April 05, 2012
Kate Pope Hodel, KCSourceLink
TEDxChange: The Big Picture
Kansas City continues to talk about innovation adn change, with the latest a TEDxChange event today at the Nelson Atkins Museum. The program included an international broadcast from Berlin and a live closing talk by a "poet thief." For details on the presenters, go to http://www.ted.com/tedx/events/4498.
Jeff Chapin talked about minimizing diarrhea in southeast Asia through better latrines. A designer, he focused on design as a way of enabling conversation. He had six key points:
- build upon cultural norms
- look for analogous models: for them it was how people build basic houses and then improve; build a basic latrine and then improve
- prototypes must be culturally relevant (listen for subleties in conversations)
- listen to lead users
- be open to serendipity; be flexible to adapt from mistakes
- work on the process as well as the product; make it easy for people to buy/use/engage
Sven Giegold discussed green strategies for energy and the power of collective action. In Germany, Holy Thursday is called Green Thursday and he challenged the audience to think of today as a jumping off place in the discussion.
A group of young Indian kids from a very poor area of India has been working on getting their community vaccinated for polio. A video update on the project revealed that they'd gotten up to 80% but were shooting for 100%, which included mapping the community so they'd know what houses they had missed. Google didn't have them on the map. The smart phones and GPS technology allowed them to upload house to house data. And then they talked about how other communities could do the same. "If you can put on a big festibal, you can work together to solve problems."

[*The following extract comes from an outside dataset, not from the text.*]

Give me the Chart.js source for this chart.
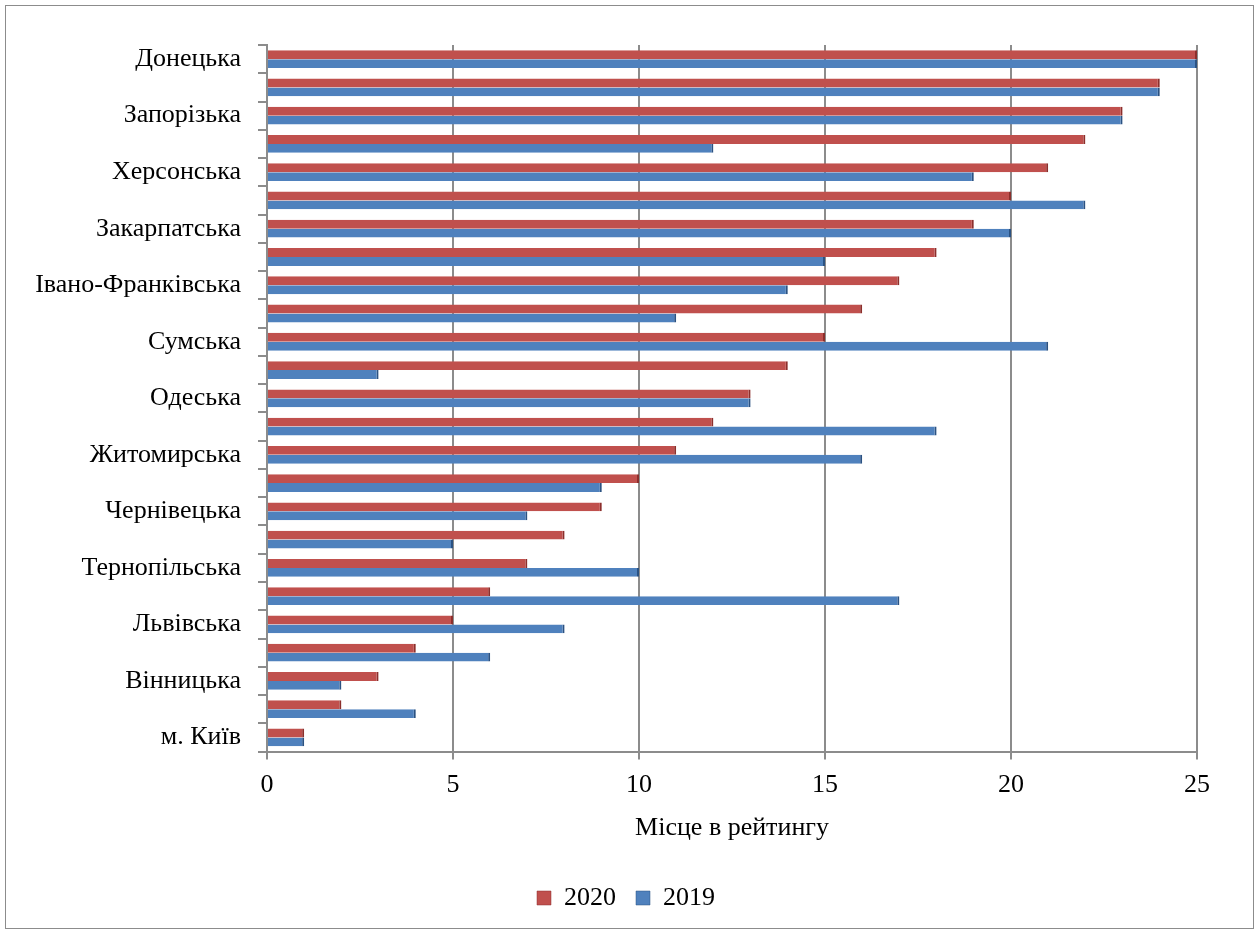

Thea Sowa talked about how many discussions of HIV/AIDS/economy in African do not include African women in the discussion. Women are talked about but are not included in the conversation; and if they are, only a few select women are invited. "If we have to wait for African women to win a Nobel Peace Prize before they get a place at the table, we'll wait a very long time." Her presentation closed with music by Senegalese singer Baaba Maal.
Melinda Gates closed with a great presentation on why contraception should get back on the world health agenda. She focused on why contraception should be a couple's choice, why people don't want to talk about it, and how most of the world has 66% use of contraception, with the exception of sub Saharan Africa and parts of Southeast Asia, where she believes couples would make similar choices if they had education and access.
The final presentation was live, by Austin Kleon, talking about imagination and creativity. He says that artists are collectors, not hoarders; the collect selectively the things that they love. Then he went on to tell his story of writer's block, and how he started blacking out words of newspaper articles to create poems - the Newspaper Blackout process. He compared it to CIA files that are released to the public. When his book came out, someone told him he was stealing from a guy named Tom Phillips. After some research, he discovered that Tom Phillips borrowed ideas from William Burroughs...and then traced the whole thing back through several "thieves" to a friend of Benjamin Franklin. His point: nothing is completely original...everything is a remix or mash up. He closed by saying "imitation is not the sincerest form of flattery...transformation is flattery." He challenged the audience to take the ideas we get today, transform them and put them out into the world for others to steal.
The next big TEDxKC event is Aug. 28 at the Kauffman Performing Arts Center.